(Task requirements):
Count every line that has "this" in it and give the total, nothing more.

(Exercise input):
^^^^^^^^^^^^^^^^
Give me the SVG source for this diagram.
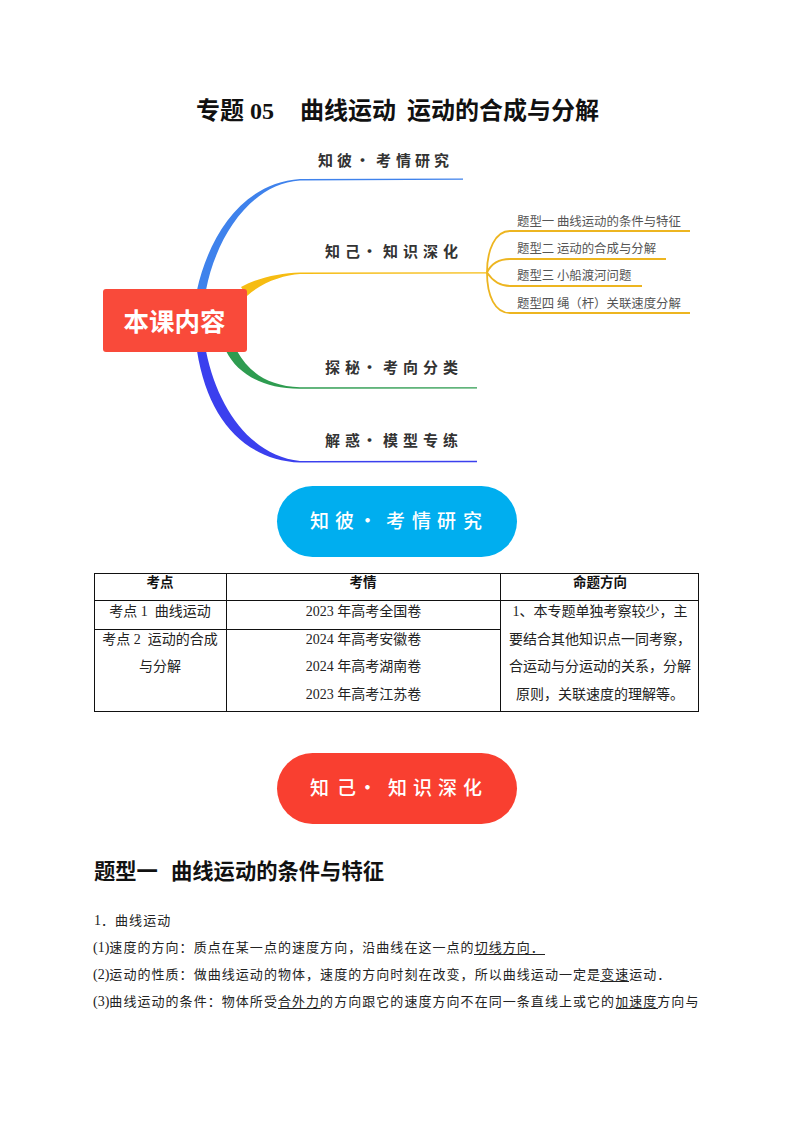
^^^^^^^^^^^^^^^^
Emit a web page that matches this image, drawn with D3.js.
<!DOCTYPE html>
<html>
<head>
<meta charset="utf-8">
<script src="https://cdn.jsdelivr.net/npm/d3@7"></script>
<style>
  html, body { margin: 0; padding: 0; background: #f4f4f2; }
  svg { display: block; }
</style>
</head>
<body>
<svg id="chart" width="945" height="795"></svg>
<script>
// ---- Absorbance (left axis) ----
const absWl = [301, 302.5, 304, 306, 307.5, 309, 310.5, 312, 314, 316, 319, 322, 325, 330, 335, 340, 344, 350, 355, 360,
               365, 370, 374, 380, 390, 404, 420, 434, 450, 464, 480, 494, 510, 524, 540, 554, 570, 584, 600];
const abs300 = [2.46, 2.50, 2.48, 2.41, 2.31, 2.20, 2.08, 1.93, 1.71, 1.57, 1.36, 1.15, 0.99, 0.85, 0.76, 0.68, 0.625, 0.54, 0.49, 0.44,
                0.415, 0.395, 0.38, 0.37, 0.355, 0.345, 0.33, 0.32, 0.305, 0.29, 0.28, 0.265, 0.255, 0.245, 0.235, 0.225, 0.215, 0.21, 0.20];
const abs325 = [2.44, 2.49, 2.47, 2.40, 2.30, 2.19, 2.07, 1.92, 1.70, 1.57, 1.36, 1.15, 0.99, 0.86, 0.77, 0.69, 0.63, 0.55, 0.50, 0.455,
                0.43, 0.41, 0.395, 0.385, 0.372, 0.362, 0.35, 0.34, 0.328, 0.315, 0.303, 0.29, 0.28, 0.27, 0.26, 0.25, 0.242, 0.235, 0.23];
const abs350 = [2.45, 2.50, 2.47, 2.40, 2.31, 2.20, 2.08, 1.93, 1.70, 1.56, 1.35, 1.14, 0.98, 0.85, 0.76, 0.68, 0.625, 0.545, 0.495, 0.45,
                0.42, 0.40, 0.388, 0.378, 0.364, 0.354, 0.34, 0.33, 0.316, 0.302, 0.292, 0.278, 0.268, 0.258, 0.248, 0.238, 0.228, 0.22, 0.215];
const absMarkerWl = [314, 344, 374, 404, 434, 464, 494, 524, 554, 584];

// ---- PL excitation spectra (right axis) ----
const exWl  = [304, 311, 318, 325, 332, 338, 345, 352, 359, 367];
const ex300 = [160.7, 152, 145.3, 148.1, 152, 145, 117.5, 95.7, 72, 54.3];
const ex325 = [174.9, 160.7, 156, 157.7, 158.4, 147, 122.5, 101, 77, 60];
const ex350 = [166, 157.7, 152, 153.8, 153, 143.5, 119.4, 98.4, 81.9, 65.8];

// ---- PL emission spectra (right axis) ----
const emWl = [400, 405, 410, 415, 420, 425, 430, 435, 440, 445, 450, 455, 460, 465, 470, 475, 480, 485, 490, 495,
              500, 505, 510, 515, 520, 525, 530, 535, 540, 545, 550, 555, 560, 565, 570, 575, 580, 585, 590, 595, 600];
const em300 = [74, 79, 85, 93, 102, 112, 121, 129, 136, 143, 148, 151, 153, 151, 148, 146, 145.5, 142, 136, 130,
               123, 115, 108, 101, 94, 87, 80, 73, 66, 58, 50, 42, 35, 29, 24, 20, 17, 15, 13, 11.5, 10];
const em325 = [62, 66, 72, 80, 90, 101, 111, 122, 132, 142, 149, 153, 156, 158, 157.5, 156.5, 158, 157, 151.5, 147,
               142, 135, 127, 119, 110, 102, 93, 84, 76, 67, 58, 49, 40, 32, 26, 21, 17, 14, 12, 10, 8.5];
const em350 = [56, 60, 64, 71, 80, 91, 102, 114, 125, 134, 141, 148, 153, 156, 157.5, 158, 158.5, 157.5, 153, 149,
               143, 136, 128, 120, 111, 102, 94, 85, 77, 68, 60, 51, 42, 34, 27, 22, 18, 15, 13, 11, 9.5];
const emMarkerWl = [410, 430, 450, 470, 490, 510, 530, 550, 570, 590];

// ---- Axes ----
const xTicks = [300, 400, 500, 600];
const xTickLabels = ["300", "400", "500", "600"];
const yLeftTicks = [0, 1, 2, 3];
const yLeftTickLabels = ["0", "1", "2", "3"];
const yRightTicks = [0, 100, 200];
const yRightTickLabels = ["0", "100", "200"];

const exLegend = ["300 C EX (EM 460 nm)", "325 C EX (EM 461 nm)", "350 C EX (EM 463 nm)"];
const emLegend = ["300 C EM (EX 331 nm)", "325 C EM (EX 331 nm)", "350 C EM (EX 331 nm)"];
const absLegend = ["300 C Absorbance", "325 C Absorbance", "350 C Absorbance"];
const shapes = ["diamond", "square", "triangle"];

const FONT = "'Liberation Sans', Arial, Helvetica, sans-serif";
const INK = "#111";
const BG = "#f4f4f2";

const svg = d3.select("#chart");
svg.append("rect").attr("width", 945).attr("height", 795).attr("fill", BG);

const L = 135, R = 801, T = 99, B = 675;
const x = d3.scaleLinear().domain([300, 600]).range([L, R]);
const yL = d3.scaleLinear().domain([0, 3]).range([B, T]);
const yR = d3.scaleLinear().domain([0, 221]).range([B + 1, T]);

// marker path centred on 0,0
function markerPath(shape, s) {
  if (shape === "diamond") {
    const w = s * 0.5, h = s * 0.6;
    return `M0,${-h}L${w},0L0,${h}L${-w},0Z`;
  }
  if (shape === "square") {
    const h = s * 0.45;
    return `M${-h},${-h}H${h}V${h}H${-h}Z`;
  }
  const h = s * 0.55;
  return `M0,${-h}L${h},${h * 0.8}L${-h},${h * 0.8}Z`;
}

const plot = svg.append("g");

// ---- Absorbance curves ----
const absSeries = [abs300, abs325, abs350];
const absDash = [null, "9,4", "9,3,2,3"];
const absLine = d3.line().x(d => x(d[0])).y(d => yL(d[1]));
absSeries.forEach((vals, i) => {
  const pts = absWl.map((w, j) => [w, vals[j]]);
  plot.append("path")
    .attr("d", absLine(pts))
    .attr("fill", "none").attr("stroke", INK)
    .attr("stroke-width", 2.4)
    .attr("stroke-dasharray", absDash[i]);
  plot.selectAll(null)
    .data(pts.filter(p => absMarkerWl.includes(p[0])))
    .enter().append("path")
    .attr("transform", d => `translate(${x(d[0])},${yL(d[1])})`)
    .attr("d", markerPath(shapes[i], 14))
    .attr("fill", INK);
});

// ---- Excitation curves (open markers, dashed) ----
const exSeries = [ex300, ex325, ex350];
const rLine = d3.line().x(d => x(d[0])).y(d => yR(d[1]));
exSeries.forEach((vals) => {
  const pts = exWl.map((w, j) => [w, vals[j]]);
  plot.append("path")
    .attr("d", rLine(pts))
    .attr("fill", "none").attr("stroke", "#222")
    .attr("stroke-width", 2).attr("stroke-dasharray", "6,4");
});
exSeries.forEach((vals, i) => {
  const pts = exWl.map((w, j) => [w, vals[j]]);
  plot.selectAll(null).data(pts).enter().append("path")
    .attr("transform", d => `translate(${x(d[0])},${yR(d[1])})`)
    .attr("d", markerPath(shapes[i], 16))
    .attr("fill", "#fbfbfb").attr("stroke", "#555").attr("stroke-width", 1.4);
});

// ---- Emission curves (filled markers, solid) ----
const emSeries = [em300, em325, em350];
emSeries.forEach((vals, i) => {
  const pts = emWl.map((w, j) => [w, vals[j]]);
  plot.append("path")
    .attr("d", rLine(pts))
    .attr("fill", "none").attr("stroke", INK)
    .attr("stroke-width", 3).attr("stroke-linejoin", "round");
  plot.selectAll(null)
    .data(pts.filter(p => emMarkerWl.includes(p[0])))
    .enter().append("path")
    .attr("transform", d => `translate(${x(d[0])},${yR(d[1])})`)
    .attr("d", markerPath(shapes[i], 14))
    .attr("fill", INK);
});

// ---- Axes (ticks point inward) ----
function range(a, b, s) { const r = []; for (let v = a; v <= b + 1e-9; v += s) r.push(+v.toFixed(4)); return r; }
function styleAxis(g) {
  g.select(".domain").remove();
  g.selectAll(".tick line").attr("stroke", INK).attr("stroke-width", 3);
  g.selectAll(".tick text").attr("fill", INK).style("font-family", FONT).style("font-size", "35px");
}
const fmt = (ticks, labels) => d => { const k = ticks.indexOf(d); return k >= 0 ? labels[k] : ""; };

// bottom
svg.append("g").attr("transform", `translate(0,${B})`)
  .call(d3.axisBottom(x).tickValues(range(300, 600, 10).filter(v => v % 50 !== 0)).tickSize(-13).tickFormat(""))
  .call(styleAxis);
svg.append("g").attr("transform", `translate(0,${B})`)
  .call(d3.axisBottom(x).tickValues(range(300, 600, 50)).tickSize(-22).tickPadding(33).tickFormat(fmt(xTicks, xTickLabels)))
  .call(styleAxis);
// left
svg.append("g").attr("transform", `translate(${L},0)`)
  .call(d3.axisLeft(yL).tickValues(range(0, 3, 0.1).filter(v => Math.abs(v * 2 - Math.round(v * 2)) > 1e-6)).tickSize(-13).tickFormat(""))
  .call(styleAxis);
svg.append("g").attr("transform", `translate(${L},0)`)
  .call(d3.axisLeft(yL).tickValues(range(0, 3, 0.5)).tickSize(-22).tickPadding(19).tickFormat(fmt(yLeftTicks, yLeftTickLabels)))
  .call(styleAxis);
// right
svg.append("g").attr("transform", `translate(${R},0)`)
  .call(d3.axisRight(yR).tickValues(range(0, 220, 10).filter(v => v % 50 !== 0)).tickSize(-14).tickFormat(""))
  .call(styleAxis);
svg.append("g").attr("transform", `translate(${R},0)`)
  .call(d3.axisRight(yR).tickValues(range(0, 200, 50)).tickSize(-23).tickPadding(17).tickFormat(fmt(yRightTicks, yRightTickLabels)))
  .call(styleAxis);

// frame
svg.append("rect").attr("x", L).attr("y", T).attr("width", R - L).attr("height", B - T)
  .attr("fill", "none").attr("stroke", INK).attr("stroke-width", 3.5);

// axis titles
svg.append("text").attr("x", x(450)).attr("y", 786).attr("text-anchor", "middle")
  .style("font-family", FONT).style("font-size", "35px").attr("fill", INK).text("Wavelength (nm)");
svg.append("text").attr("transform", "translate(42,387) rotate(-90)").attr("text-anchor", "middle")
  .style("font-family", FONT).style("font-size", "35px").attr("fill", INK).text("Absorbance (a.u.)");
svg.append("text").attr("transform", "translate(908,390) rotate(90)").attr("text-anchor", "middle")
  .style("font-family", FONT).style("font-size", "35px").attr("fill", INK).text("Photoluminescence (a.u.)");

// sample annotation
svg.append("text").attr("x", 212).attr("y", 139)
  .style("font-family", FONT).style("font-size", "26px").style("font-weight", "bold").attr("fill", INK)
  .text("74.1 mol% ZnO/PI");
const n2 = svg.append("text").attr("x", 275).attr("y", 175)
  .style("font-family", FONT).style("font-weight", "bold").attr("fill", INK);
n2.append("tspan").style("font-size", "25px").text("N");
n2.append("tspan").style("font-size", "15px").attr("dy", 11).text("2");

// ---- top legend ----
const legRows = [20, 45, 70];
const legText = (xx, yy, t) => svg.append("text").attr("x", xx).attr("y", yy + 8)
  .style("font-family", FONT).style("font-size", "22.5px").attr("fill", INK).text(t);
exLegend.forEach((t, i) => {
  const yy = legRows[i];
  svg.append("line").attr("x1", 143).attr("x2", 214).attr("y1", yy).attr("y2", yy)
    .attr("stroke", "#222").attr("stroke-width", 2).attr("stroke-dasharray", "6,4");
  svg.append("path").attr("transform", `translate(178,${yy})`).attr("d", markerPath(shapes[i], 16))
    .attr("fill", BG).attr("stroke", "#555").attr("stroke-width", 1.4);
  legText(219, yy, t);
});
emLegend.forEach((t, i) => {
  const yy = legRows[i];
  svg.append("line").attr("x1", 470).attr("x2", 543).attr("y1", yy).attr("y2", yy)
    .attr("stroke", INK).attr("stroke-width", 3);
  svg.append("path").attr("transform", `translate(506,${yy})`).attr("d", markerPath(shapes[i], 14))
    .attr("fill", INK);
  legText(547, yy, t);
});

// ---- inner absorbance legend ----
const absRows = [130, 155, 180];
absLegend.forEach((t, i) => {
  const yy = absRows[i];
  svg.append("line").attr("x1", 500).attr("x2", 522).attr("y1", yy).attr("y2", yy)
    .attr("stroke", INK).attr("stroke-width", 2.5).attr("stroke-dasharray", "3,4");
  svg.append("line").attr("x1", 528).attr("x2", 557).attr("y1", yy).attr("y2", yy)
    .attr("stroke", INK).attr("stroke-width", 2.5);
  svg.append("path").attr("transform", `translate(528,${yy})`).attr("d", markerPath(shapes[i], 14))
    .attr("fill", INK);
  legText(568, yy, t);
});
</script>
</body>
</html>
^^^^^^^^^^^^^^^^
(Exercise result):
2